** Directions **
Each line from the one containing "Clone this chart in seaborn and matplotlib." through the one containing "0.3846, 0.3843, 0.3779]" must be echoed exactly, endpoints included, and every other line omitted.

** Task data **
——————
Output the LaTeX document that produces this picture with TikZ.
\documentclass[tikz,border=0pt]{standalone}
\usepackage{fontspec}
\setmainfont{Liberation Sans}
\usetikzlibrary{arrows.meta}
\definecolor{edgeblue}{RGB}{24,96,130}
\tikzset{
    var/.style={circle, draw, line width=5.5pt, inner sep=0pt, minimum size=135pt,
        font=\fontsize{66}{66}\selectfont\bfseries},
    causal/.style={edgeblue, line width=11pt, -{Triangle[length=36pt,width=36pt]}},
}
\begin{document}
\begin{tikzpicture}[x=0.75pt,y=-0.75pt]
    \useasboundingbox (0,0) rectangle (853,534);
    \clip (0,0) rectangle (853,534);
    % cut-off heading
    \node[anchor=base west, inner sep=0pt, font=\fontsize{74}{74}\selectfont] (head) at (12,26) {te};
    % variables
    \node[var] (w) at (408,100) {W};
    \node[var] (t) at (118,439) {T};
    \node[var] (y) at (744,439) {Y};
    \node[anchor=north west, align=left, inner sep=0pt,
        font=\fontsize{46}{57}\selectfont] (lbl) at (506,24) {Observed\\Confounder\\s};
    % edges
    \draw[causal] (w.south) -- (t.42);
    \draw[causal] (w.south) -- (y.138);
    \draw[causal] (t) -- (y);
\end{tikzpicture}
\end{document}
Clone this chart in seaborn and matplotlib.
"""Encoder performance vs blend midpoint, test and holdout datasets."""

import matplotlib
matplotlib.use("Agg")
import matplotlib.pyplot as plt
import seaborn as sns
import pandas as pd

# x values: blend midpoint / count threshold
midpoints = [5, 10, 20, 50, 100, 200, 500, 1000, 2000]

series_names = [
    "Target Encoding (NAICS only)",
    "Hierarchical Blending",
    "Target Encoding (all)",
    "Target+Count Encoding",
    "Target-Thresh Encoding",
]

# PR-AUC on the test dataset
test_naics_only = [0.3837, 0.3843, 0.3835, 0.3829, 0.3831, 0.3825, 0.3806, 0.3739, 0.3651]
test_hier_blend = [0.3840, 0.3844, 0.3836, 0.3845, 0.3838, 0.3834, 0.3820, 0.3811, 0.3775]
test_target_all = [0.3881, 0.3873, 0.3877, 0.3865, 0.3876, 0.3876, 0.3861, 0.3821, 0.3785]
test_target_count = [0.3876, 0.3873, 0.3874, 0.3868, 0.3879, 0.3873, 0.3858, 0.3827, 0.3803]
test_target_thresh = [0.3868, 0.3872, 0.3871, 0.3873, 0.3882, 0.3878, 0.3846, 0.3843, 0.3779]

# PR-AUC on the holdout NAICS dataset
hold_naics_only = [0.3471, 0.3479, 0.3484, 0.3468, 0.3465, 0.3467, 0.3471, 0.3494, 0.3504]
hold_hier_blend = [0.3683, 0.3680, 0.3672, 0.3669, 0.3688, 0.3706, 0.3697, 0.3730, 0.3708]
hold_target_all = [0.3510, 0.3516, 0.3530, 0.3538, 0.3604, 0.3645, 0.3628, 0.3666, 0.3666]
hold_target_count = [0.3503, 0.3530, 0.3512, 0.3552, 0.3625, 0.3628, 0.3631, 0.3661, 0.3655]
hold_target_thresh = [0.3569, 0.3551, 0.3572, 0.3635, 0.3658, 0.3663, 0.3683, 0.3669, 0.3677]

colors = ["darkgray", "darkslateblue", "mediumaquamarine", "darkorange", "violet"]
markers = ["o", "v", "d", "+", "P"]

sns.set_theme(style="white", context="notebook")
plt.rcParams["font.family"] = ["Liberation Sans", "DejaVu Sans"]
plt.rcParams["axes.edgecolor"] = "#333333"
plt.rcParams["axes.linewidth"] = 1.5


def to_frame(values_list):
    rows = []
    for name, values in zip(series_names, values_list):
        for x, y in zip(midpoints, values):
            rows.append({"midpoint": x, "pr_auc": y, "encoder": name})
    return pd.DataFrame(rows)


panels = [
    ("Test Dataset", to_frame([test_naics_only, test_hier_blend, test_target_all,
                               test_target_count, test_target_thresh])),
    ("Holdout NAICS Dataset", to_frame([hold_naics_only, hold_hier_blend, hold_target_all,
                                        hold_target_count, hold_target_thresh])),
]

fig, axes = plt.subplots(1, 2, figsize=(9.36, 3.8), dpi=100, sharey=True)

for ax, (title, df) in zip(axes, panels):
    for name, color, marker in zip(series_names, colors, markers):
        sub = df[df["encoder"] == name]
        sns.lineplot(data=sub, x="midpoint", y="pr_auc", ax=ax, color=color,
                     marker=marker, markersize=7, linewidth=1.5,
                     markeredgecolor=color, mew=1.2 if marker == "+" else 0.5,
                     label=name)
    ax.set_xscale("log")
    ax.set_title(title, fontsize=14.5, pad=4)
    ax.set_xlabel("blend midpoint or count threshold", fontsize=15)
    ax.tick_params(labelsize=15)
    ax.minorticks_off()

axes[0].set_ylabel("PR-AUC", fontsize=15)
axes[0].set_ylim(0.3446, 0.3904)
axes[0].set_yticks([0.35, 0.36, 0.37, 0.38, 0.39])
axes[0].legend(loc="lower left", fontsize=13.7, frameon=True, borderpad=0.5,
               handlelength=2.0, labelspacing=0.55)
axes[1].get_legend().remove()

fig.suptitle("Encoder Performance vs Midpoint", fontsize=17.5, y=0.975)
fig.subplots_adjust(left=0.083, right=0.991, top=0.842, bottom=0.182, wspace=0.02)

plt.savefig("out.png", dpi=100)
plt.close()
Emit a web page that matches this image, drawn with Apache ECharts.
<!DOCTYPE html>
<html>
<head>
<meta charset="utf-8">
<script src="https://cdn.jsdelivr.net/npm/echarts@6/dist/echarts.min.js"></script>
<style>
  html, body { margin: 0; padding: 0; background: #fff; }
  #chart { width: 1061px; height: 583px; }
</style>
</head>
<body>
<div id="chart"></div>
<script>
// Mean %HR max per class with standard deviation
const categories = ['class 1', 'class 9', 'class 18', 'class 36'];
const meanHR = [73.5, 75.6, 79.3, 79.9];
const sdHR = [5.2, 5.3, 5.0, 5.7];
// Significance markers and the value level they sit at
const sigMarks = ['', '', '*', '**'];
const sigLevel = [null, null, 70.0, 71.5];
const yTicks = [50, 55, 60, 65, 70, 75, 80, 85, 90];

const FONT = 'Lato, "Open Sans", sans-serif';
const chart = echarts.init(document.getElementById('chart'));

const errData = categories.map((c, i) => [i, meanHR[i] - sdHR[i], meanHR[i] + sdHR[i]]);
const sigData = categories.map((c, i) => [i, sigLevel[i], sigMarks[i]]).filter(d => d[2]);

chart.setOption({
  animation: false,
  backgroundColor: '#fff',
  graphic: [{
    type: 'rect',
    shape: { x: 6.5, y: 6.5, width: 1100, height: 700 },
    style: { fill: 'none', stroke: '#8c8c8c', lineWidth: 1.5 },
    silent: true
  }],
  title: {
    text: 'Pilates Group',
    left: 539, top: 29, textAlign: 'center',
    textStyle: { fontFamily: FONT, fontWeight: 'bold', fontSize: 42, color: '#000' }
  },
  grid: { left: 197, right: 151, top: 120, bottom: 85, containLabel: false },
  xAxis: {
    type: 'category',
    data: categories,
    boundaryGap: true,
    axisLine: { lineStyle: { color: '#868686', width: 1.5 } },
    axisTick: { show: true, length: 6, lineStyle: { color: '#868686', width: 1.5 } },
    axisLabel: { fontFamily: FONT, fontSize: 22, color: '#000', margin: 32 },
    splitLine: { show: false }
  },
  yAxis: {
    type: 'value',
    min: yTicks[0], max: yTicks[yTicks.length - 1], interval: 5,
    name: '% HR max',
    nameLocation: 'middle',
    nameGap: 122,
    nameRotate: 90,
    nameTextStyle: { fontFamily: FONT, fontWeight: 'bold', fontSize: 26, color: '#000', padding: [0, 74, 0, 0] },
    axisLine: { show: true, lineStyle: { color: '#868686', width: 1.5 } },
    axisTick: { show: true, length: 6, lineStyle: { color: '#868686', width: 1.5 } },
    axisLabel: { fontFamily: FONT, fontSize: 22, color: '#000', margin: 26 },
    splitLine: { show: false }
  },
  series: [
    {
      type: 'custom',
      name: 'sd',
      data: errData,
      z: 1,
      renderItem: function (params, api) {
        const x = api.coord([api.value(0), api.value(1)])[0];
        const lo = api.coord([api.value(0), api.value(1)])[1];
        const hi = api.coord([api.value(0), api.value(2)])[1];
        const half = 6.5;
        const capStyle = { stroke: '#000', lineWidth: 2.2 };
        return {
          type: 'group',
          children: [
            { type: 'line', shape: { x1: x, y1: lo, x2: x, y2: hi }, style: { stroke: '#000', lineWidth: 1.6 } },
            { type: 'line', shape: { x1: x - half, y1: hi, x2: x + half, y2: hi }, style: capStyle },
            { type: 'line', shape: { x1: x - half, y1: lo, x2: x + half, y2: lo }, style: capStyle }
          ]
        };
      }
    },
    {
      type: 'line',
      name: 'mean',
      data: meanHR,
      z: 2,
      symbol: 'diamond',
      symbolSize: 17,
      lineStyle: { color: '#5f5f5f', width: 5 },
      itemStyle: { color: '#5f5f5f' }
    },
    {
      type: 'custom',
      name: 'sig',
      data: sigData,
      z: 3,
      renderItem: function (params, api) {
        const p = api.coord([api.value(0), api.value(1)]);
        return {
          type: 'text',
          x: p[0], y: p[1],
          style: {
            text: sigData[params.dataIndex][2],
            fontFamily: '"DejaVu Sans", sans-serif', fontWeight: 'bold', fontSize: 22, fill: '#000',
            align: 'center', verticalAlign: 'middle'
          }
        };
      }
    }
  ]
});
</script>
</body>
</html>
——————
** Expected answer **
Clone this chart in seaborn and matplotlib.
"""Encoder performance vs blend midpoint, test and holdout datasets."""

import matplotlib
matplotlib.use("Agg")
import matplotlib.pyplot as plt
import seaborn as sns
import pandas as pd

# x values: blend midpoint / count threshold
midpoints = [5, 10, 20, 50, 100, 200, 500, 1000, 2000]

series_names = [
    "Target Encoding (NAICS only)",
    "Hierarchical Blending",
    "Target Encoding (all)",
    "Target+Count Encoding",
    "Target-Thresh Encoding",
]

# PR-AUC on the test dataset
test_naics_only = [0.3837, 0.3843, 0.3835, 0.3829, 0.3831, 0.3825, 0.3806, 0.3739, 0.3651]
test_hier_blend = [0.3840, 0.3844, 0.3836, 0.3845, 0.3838, 0.3834, 0.3820, 0.3811, 0.3775]
test_target_all = [0.3881, 0.3873, 0.3877, 0.3865, 0.3876, 0.3876, 0.3861, 0.3821, 0.3785]
test_target_count = [0.3876, 0.3873, 0.3874, 0.3868, 0.3879, 0.3873, 0.3858, 0.3827, 0.3803]
test_target_thresh = [0.3868, 0.3872, 0.3871, 0.3873, 0.3882, 0.3878, 0.3846, 0.3843, 0.3779]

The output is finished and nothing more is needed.